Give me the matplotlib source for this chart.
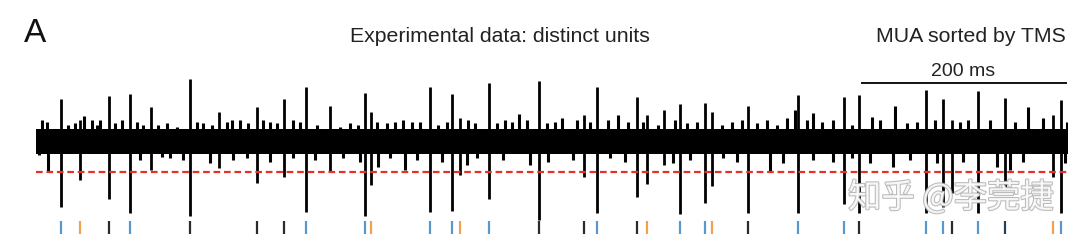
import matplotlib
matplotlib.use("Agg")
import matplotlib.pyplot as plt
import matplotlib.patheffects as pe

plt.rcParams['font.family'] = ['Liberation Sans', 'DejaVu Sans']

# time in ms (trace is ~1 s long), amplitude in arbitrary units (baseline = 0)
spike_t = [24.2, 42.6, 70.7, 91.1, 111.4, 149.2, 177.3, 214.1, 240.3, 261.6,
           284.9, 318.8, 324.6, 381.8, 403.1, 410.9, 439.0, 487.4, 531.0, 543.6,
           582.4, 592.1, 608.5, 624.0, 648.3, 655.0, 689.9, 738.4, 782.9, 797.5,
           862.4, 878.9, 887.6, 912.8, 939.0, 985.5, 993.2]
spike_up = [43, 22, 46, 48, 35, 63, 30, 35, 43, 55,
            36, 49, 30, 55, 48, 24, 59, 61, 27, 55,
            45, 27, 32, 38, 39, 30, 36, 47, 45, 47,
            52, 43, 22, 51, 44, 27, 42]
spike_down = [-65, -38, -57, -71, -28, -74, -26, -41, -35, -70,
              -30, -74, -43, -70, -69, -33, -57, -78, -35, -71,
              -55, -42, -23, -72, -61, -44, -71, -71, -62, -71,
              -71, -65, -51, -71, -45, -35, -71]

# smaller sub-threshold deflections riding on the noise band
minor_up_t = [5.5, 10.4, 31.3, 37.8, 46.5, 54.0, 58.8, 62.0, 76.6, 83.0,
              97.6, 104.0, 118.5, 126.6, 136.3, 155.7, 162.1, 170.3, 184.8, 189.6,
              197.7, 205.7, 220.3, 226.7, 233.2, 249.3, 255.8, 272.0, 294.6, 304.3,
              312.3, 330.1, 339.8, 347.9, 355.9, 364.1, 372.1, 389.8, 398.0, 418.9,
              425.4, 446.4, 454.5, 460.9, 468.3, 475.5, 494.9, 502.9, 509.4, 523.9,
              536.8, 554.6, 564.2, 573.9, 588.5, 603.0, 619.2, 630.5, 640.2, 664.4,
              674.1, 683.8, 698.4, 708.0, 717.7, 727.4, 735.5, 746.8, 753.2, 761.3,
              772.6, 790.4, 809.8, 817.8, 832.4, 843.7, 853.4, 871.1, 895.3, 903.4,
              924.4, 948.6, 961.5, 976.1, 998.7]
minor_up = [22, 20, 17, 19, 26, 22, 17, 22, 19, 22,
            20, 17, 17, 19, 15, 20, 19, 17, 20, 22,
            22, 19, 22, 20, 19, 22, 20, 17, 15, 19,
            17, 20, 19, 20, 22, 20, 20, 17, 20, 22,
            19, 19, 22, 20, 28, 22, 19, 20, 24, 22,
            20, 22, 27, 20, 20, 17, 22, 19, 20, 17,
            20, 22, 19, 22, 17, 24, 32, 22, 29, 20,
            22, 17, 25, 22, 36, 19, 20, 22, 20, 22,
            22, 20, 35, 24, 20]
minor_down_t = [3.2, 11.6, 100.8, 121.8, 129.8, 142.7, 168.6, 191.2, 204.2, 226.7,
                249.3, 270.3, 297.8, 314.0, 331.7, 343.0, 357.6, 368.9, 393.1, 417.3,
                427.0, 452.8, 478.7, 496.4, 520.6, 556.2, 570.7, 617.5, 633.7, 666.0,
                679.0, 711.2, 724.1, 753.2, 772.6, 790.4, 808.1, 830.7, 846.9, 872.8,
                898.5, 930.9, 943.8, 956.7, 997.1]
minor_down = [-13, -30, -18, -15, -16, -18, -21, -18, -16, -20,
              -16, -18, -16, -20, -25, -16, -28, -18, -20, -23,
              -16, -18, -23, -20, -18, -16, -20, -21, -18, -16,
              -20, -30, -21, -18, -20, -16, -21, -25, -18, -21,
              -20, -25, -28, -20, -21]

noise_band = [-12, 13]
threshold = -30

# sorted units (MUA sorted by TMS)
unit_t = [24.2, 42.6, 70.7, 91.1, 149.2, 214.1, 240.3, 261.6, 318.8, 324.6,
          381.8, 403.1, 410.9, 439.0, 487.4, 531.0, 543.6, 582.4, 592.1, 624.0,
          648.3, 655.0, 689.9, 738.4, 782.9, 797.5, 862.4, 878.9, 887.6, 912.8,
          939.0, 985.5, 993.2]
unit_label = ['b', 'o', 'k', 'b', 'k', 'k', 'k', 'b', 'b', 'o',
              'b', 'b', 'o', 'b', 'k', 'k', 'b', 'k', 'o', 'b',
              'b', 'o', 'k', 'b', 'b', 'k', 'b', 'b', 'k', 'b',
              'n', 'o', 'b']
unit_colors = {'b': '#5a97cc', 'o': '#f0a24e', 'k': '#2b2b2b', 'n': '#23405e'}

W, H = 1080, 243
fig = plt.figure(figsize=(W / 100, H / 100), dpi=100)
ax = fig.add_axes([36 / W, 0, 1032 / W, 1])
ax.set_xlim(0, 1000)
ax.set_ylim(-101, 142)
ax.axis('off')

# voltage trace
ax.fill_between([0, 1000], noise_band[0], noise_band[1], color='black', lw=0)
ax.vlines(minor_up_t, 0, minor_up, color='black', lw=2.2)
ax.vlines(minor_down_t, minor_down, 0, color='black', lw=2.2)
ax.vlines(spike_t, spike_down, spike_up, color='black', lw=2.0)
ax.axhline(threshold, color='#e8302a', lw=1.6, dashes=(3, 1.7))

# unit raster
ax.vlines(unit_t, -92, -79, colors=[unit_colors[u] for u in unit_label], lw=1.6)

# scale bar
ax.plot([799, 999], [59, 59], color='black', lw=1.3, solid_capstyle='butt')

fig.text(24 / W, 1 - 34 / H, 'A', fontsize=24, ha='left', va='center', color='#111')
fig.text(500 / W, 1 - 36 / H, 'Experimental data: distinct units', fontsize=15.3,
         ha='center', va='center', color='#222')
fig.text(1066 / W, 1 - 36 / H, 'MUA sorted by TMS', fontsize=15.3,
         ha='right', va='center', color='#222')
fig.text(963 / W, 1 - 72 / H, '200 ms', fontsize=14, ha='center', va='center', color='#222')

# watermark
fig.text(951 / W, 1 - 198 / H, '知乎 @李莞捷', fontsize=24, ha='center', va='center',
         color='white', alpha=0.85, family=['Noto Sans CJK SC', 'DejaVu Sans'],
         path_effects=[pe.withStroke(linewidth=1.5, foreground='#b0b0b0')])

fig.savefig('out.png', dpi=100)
· · · ·
[EXERCISE BRIEF] Omit pictures; set down the rest of the material word for word.

[RESPONSE BELOW]
Give me the matplotlib source for this chart.
import matplotlib
matplotlib.use("Agg")
import matplotlib.pyplot as plt
import matplotlib.patheffects as pe

plt.rcParams['font.family'] = ['Liberation Sans', 'DejaVu Sans']

# time in ms (trace is ~1 s long), amplitude in arbitrary units (baseline = 0)
spike_t = [24.2, 42.6, 70.7, 91.1, 111.4, 149.2, 177.3, 214.1, 240.3, 261.6,
           284.9, 318.8, 324.6, 381.8, 403.1, 410.9, 439.0, 487.4, 531.0, 543.6,
           582.4, 592.1, 608.5, 624.0, 648.3, 655.0, 689.9, 738.4, 782.9, 797.5,
           862.4, 878.9, 887.6, 912.8, 939.0, 985.5, 993.2]
spike_up = [43, 22, 46, 48, 35, 63, 30, 35, 43, 55,
            36, 49, 30, 55, 48, 24, 59, 61, 27, 55,
            45, 27, 32, 38, 39, 30, 36, 47, 45, 47,
            52, 43, 22, 51, 44, 27, 42]
spike_down = [-65, -38, -57, -71, -28, -74, -26, -41, -35, -70,
              -30, -74, -43, -70, -69, -33, -57, -78, -35, -71,
              -55, -42, -23, -72, -61, -44, -71, -71, -62, -71,
              -71, -65, -51, -71, -45, -35, -71]

# smaller sub-threshold deflections riding on the noise band
minor_up_t = [5.5, 10.4, 31.3, 37.8, 46.5, 54.0, 58.8, 62.0, 76.6, 83.0,
              97.6, 104.0, 118.5, 126.6, 136.3, 155.7, 162.1, 170.3, 184.8, 189.6,
              197.7, 205.7, 220.3, 226.7, 233.2, 249.3, 255.8, 272.0, 294.6, 304.3,
              312.3, 330.1, 339.8, 347.9, 355.9, 364.1, 372.1, 389.8, 398.0, 418.9,
              425.4, 446.4, 454.5, 460.9, 468.3, 475.5, 494.9, 502.9, 509.4, 523.9,
              536.8, 554.6, 564.2, 573.9, 588.5, 603.0, 619.2, 630.5, 640.2, 664.4,
              674.1, 683.8, 698.4, 708.0, 717.7, 727.4, 735.5, 746.8, 753.2, 761.3,
              772.6, 790.4, 809.8, 817.8, 832.4, 843.7, 853.4, 871.1, 895.3, 903.4,
              924.4, 948.6, 961.5, 976.1, 998.7]
minor_up = [22, 20, 17, 19, 26, 22, 17, 22, 19, 22,
            20, 17, 17, 19, 15, 20, 19, 17, 20, 22,
            22, 19, 22, 20, 19, 22, 20, 17, 15, 19,
            17, 20, 19, 20, 22, 20, 20, 17, 20, 22,
            19, 19, 22, 20, 28, 22, 19, 20, 24, 22,
            20, 22, 27, 20, 20, 17, 22, 19, 20, 17,
            20, 22, 19, 22, 17, 24, 32, 22, 29, 20,
            22, 17, 25, 22, 36, 19, 20, 22, 20, 22,
            22, 20, 35, 24, 20]
minor_down_t = [3.2, 11.6, 100.8, 121.8, 129.8, 142.7, 168.6, 191.2, 204.2, 226.7,
                249.3, 270.3, 297.8, 314.0, 331.7, 343.0, 357.6, 368.9, 393.1, 417.3,
                427.0, 452.8, 478.7, 496.4, 520.6, 556.2, 570.7, 617.5, 633.7, 666.0,
                679.0, 711.2, 724.1, 753.2, 772.6, 790.4, 808.1, 830.7, 846.9, 872.8,
                898.5, 930.9, 943.8, 956.7, 997.1]
minor_down = [-13, -30, -18, -15, -16, -18, -21, -18, -16, -20,
              -16, -18, -16, -20, -25, -16, -28, -18, -20, -23,
              -16, -18, -23, -20, -18, -16, -20, -21, -18, -16,
              -20, -30, -21, -18, -20, -16, -21, -25, -18, -21,
              -20, -25, -28, -20, -21]

noise_band = [-12, 13]
threshold = -30

# sorted units (MUA sorted by TMS)
unit_t = [24.2, 42.6, 70.7, 91.1, 149.2, 214.1, 240.3, 261.6, 318.8, 324.6,
          381.8, 403.1, 410.9, 439.0, 487.4, 531.0, 543.6, 582.4, 592.1, 624.0,
          648.3, 655.0, 689.9, 738.4, 782.9, 797.5, 862.4, 878.9, 887.6, 912.8,
          939.0, 985.5, 993.2]
unit_label = ['b', 'o', 'k', 'b', 'k', 'k', 'k', 'b', 'b', 'o',
              'b', 'b', 'o', 'b', 'k', 'k', 'b', 'k', 'o', 'b',
              'b', 'o', 'k', 'b', 'b', 'k', 'b', 'b', 'k', 'b',
              'n', 'o', 'b']
unit_colors = {'b': '#5a97cc', 'o': '#f0a24e', 'k': '#2b2b2b', 'n': '#23405e'}

W, H = 1080, 243
fig = plt.figure(figsize=(W / 100, H / 100), dpi=100)
ax = fig.add_axes([36 / W, 0, 1032 / W, 1])
ax.set_xlim(0, 1000)
ax.set_ylim(-101, 142)
ax.axis('off')

# voltage trace
ax.fill_between([0, 1000], noise_band[0], noise_band[1], color='black', lw=0)
ax.vlines(minor_up_t, 0, minor_up, color='black', lw=2.2)
ax.vlines(minor_down_t, minor_down, 0, color='black', lw=2.2)
ax.vlines(spike_t, spike_down, spike_up, color='black', lw=2.0)
ax.axhline(threshold, color='#e8302a', lw=1.6, dashes=(3, 1.7))

# unit raster
ax.vlines(unit_t, -92, -79, colors=[unit_colors[u] for u in unit_label], lw=1.6)

# scale bar
ax.plot([799, 999], [59, 59], color='black', lw=1.3, solid_capstyle='butt')

fig.text(24 / W, 1 - 34 / H, 'A', fontsize=24, ha='left', va='center', color='#111')
fig.text(500 / W, 1 - 36 / H, 'Experimental data: distinct units', fontsize=15.3,
         ha='center', va='center', color='#222')
fig.text(1066 / W, 1 - 36 / H, 'MUA sorted by TMS', fontsize=15.3,
         ha='right', va='center', color='#222')
fig.text(963 / W, 1 - 72 / H, '200 ms', fontsize=14, ha='center', va='center', color='#222')

# watermark
fig.text(951 / W, 1 - 198 / H, '知乎 @李莞捷', fontsize=24, ha='center', va='center',
         color='white', alpha=0.85, family=['Noto Sans CJK SC', 'DejaVu Sans'],
         path_effects=[pe.withStroke(linewidth=1.5, foreground='#b0b0b0')])

fig.savefig('out.png', dpi=100)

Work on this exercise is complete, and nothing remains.